Key Highlights
- Anthropic has finalized terms for a $30 billion financing round valuing the company at approximately $900 billion
- This valuation exceeds OpenAI’s most recent $852 billion assessment
- The company’s worth has nearly tripled since its $380 billion valuation just 90 days earlier
- Annual revenue run rate is projected to exceed $45 billion imminently, representing a fivefold jump in fewer than six months
- Dragoneer, Greenoaks, Sequoia Capital, and Altimeter Capital are jointly leading the investment round
Anthropic is on the verge of securing a $900 billion valuation following agreement on terms for a fresh $30 billion financing round, as reported by the Financial Times. While the deal hasn’t been officially unveiled, it’s anticipated to finalize within the current month.
The financing values Anthropic at approximately $900 billion on a pre-money basis. This positions the company ahead of OpenAI, which carried a valuation of roughly $852 billion in its latest funding.
Just three months prior, Anthropic held a $380 billion valuation after completing its Series G financing. Jumping from $380 billion to $900 billion within a 90-day window represents growth velocity that’s virtually unprecedented among private enterprises.
The fundraising process moved with remarkable speed. Investment firms reached out to Anthropic in recent weeks, prompting CFO Krishna Rao to assess investor interest. The entire process concluded in merely weeks.

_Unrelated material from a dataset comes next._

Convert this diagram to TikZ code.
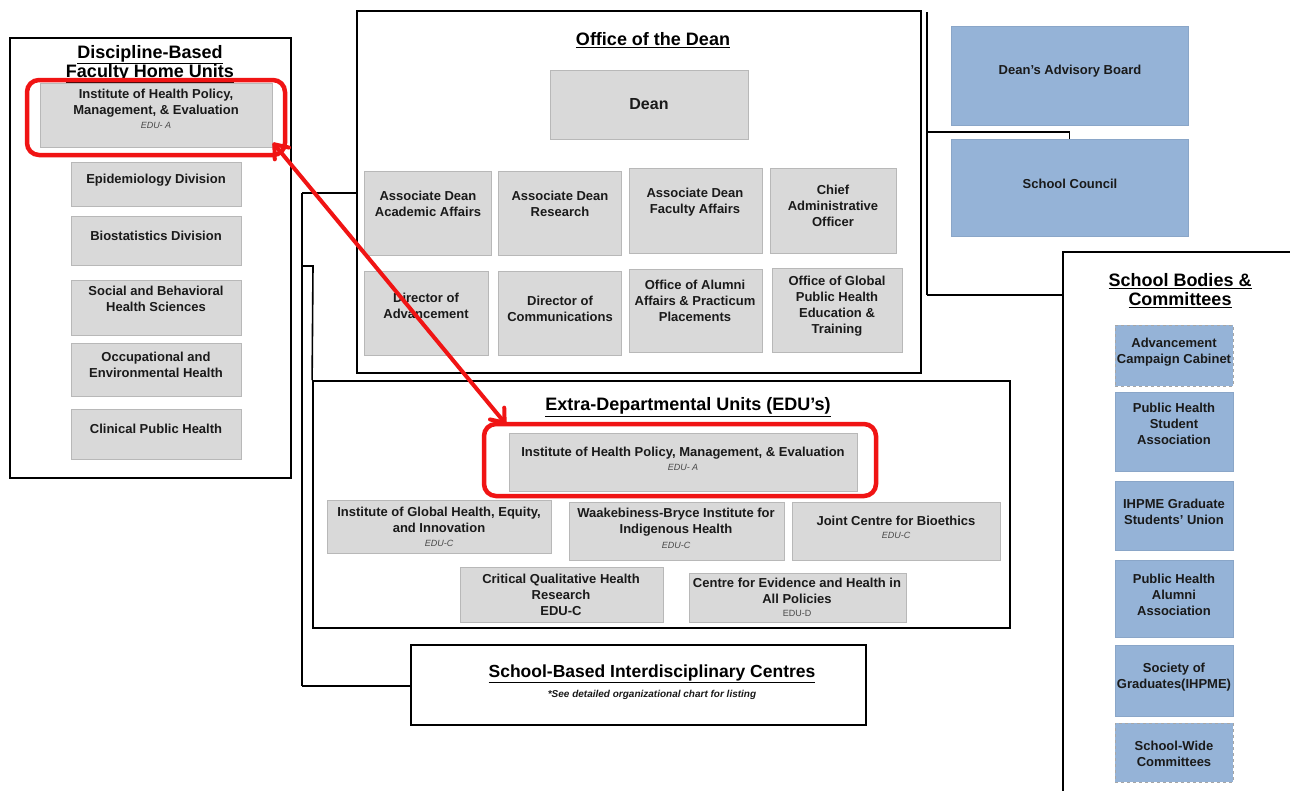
\documentclass[tikz,border=0pt]{standalone}
\usepackage{fontspec}
\setmainfont{Liberation Sans}
\usetikzlibrary{fit,calc}
\definecolor{boxgray}{HTML}{D9D9D9}
\definecolor{boxgrayline}{HTML}{B8B8B8}
\definecolor{boxblue}{HTML}{95B3D7}
\definecolor{boxblueline}{HTML}{8AA6C8}
\definecolor{textc}{HTML}{1A1A1A}
\definecolor{hlred}{HTML}{F01414}
\tikzset{
  frame/.style={draw=black, line width=1.8pt, inner sep=0pt},
  gbox/.style={draw=boxgrayline, fill=boxgray, line width=0.7pt, inner sep=0pt},
  bbox/.style={draw=boxblueline, fill=boxblue, line width=0.7pt, inner sep=0pt},
  dbbox/.style={bbox, draw=gray!70, dashed},
  txt/.style={font=\bfseries\fontsize{13}{16}\selectfont, align=center, text=textc, inner sep=0pt},
  bigtxt/.style={font=\bfseries\fontsize{16}{19}\selectfont, align=center, text=textc, inner sep=0pt},
  edu/.style={font=\itshape\fontsize{9}{11}\selectfont, text=textc!80, inner sep=0pt},
  ttl/.style={font=\bfseries\fontsize{18}{19}\selectfont, align=center, text=black, inner sep=0pt},
  subttl/.style={font=\bfseries\itshape\fontsize{10}{12}\selectfont, text=textc, inner sep=0pt},
  conn/.style={line width=1.6pt, draw=black},
  hl/.style={draw=hlred, line width=4.5pt, rounded corners=12pt, inner sep=0pt},
  redline/.style={draw=hlred, line width=4pt, line cap=round, line join=round}
}
\begin{document}
\begin{tikzpicture}[x=1pt,y=-1pt]
\useasboundingbox (0,0) rectangle (1290,790);
\fill[white] (0,0) rectangle (1290,790);

% ---------- Left: Discipline-Based Faculty Home Units ----------
\node[frame, fit={(10,38)(291,478)}] (disc) {};
\node[ttl] (discT) at (150,64) {\underline{Discipline-Based}\\\underline{Faculty Home Units}};
\node[gbox, fit={(40,83)(272,147)}] (hpL) {};
\node[txt] at (156,103.5) {Institute of Health Policy,\\Management, \& Evaluation};
\node[edu] at (156,125) {EDU- A};
\node[gbox, fit={(71,162)(241,206)}] (epi) {};
\node[txt] at (156,180) {Epidemiology Division};
\node[gbox, fit={(71,216)(241,265)}] (bio) {};
\node[txt] at (156,236) {Biostatistics Division};
\node[gbox, fit={(71,280)(241,335)}] (soc) {};
\node[txt] at (156,299) {Social and Behavioral\\Health Sciences};
\node[gbox, fit={(71,343)(241,396)}] (occ) {};
\node[txt] at (156,365) {Occupational and\\Environmental Health};
\node[gbox, fit={(71,409)(241,459)}] (cli) {};
\node[txt] at (156,429) {Clinical Public Health};

% ---------- Office of the Dean ----------
\node[frame, fit={(357,11)(921,373)}] (office) {};
\node[ttl] at (653,40) {\underline{Office of the Dean}};
\node[gbox, fit={(550,70)(748,139)}] (dean) {};
\node[bigtxt] at (649,104) {Dean};
\node[gbox, fit={(364,171)(491,255)}] (ada) {};
\node[txt] at (428,204) {Associate Dean\\Academic Affairs};
\node[gbox, fit={(498,171)(621,255)}] (adr) {};
\node[txt] at (560,204) {Associate Dean\\Research};
\node[gbox, fit={(629,168)(762,253)}] (adf) {};
\node[txt] at (695,202.5) {Associate Dean\\Faculty Affairs};
\node[gbox, fit={(770,168)(896,253)}] (cao) {};
\node[txt] at (833,206) {Chief\\Administrative\\Officer};
\node[gbox, fit={(364,271)(488,355)}] (dadv) {};
\node[txt] at (426,306) {Director of\\Advancement};
\node[gbox, fit={(498,271)(621,355)}] (dcom) {};
\node[txt] at (560,309) {Director of\\Communications};
\node[gbox, fit={(629,269)(762,352)}] (alum) {};
\node[txt] at (695,301) {Office of Alumni\\Affairs \& Practicum\\Placements};
\node[gbox, fit={(772,268)(902,352)}] (glob) {};
\node[txt] at (837,306) {Office of Global\\Public Health\\Education \&\\Training};

% ---------- Extra-Departmental Units ----------
\node[frame, fit={(313,381)(1010,628)}] (edu) {};
\node[ttl] at (688,407) {\underline{Extra-Departmental Units (EDU’s)}};
\node[gbox, fit={(509,433)(857,491)}] (hpE) {};
\node[txt] at (683,453) {Institute of Health Policy, Management, \& Evaluation};
\node[edu] at (683,467) {EDU- A};
\node[gbox, fit={(327,500)(551,553)}] (ighe) {};
\node[txt] at (439,520) {Institute of Global Health, Equity,\\and Innovation};
\node[edu] at (439,543) {EDU-C};
\node[gbox, fit={(569,502)(784,560)}] (wbi) {};
\node[txt] at (676,522) {Waakebiness-Bryce Institute for\\Indigenous Health};
\node[edu] at (676,545) {EDU-C};
\node[gbox, fit={(792,502)(1000,560)}] (jcb) {};
\node[txt] at (896,521) {Joint Centre for Bioethics};
\node[edu] at (896,535) {EDU-C};
\node[gbox, fit={(460,567)(663,622)}] (cqhr) {};
\node[txt] at (561,595) {Critical Qualitative Health\\Research\\EDU-C};
\node[gbox, fit={(689,573)(906,622)}] (ceh) {};
\node[txt] at (797,591) {Centre for Evidence and Health in\\All Policies};
\node[edu, font=\fontsize{9}{11}\selectfont] at (797,613) {EDU-D};

% ---------- School-Based Interdisciplinary Centres ----------
\node[frame, fit={(411,645)(866,725)}] (sbic) {};
\node[ttl, font=\bfseries\fontsize{17.5}{19}\selectfont] at (652,674) {\underline{School-Based Interdisciplinary Centres}};
\node[subttl] at (652,695) {*See detailed organizational chart for listing};

% ---------- Right side ----------
\node[bbox, fit={(951,26)(1188,125)}] (dab) {};
\node[txt] at (1070,71) {Dean’s Advisory Board};
\node[bbox, fit={(951,139)(1188,236)}] (sc) {};
\node[txt] at (1070,184) {School Council};

\coordinate (sbTL) at (1063,252);
\draw[conn] (1063,800) -- (sbTL) -- (1300,252);
\node[ttl] at (1180,290.5) {\underline{School Bodies \&}\\\underline{Committees}};
\node[dbbox, fit={(1115,325)(1233,386)}] (acc) {};
\node[txt] at (1174,352) {Advancement\\Campaign Cabinet};
\node[bbox, fit={(1115,392)(1233,471)}] (phsa) {};
\node[txt] at (1174,424) {Public Health\\Student\\Association};
\node[bbox, fit={(1115,481)(1233,550)}] (gsu) {};
\node[txt] at (1174,512) {IHPME Graduate\\Students’ Union};
\node[bbox, fit={(1115,560)(1233,637)}] (phaa) {};
\node[txt] at (1174,595) {Public Health\\Alumni\\Association};
\node[bbox, fit={(1115,645)(1233,716)}] (sog) {};
\node[txt] at (1174,677) {Society of\\Graduates(IHPME)};
\node[dbbox, fit={(1115,723)(1233,782)}] (swc) {};
\node[txt] at (1174,754) {School-Wide\\Committees};

% ---------- Connectors ----------
\coordinate (ltop) at (302,193);
\coordinate (lmid) at (302,266);
\coordinate (lbot) at (302,686);
\draw[conn] (ltop) -- (lbot);
\draw[conn] (ltop) -- (office.west |- ltop);
\draw[conn] (lmid) -- (313,266) -- (edu.north west);
\draw[conn] (lbot) -- (sbic.west |- lbot);

\coordinate (rtop) at (927,12);
\coordinate (rmid) at (927,132);
\coordinate (rbot) at (927,295);
\draw[conn] (rtop) -- (rbot);
\draw[conn] (rmid) -- (sc.north |- rmid) -- (sc.north);
\draw[conn] (rbot) -- (sbTL |- rbot);

% ---------- Highlights ----------
\node[hl, fit={(27,80)(285,155)}] (hlL) {};
\node[hl, fit={(484,424)(876,496)}] (hlE) {};
\coordinate (aL) at ([shift={(2,-3)}]hpL.south east);
\coordinate (aE) at ([shift={(-4,-10)}]hpE.north west);
\draw[redline] (aL) -- (aE);
\draw[redline] ($(aL)!15pt!38:(aE)$) -- (aL) -- ($(aL)!15pt!-38:(aE)$);
\draw[redline] ($(aE)!15pt!38:(aL)$) -- (aE) -- ($(aE)!15pt!-38:(aL)$);
\end{tikzpicture}
\end{document}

Four investment firms are sharing leadership of the round: Dragoneer Investment Group, Greenoaks Capital, Sequoia Capital, and Altimeter Capital. Each firm is anticipated to commit no less than $2 billion. Anthropic continues discussions with other potential investors to complete the funding.
Explosive Revenue Expansion Fuels Valuation Surge
The dramatic valuation increase directly correlates with extraordinary revenue expansion. As 2025 concluded, Anthropic’s annualized revenue measured approximately $9 billion. By April 2026, that number had climbed beyond $30 billion. Current projections indicate it will breach $45 billion in the near term.
This represents a fivefold multiplication in under half a year. It would also position Anthropic above OpenAI’s disclosed $24 billion annual revenue run rate for the first time in company history.
The expansion stems primarily from widespread enterprise adoption of Claude, Anthropic’s flagship AI assistant and model suite. Corporate clients have been enrolling rapidly, accelerating revenue growth.
Throughout most of the previous two years, Anthropic maintained a reputation as the more reserved, developer-centric competitor to OpenAI. That characterization is becoming increasingly difficult to maintain.
Implications for the Artificial Intelligence Competition
The rapidity of this fundraising demonstrates how swiftly investor enthusiasm is shifting within the AI sector. The transaction materialized in weeks rather than months.
Anthropic completed its prior $30 billion Series G round in February 2026 at a $380 billion post-money valuation. The company indicated those resources would fund cutting-edge research, product innovation, and infrastructure expansion.
Now, merely one quarter afterward, the company is pursuing additional capital at more than twice that valuation.
The latest round remains unannounced officially, and terms may still shift before finalization.
Should the deal close at the negotiated valuation, Anthropic will claim the top position among private AI companies, surpassing OpenAI for the first time.
The company’s ascent has been remarkably swift. Whether revenue growth can sustain the elevated valuation remains the critical question that investors are clearly answering affirmatively.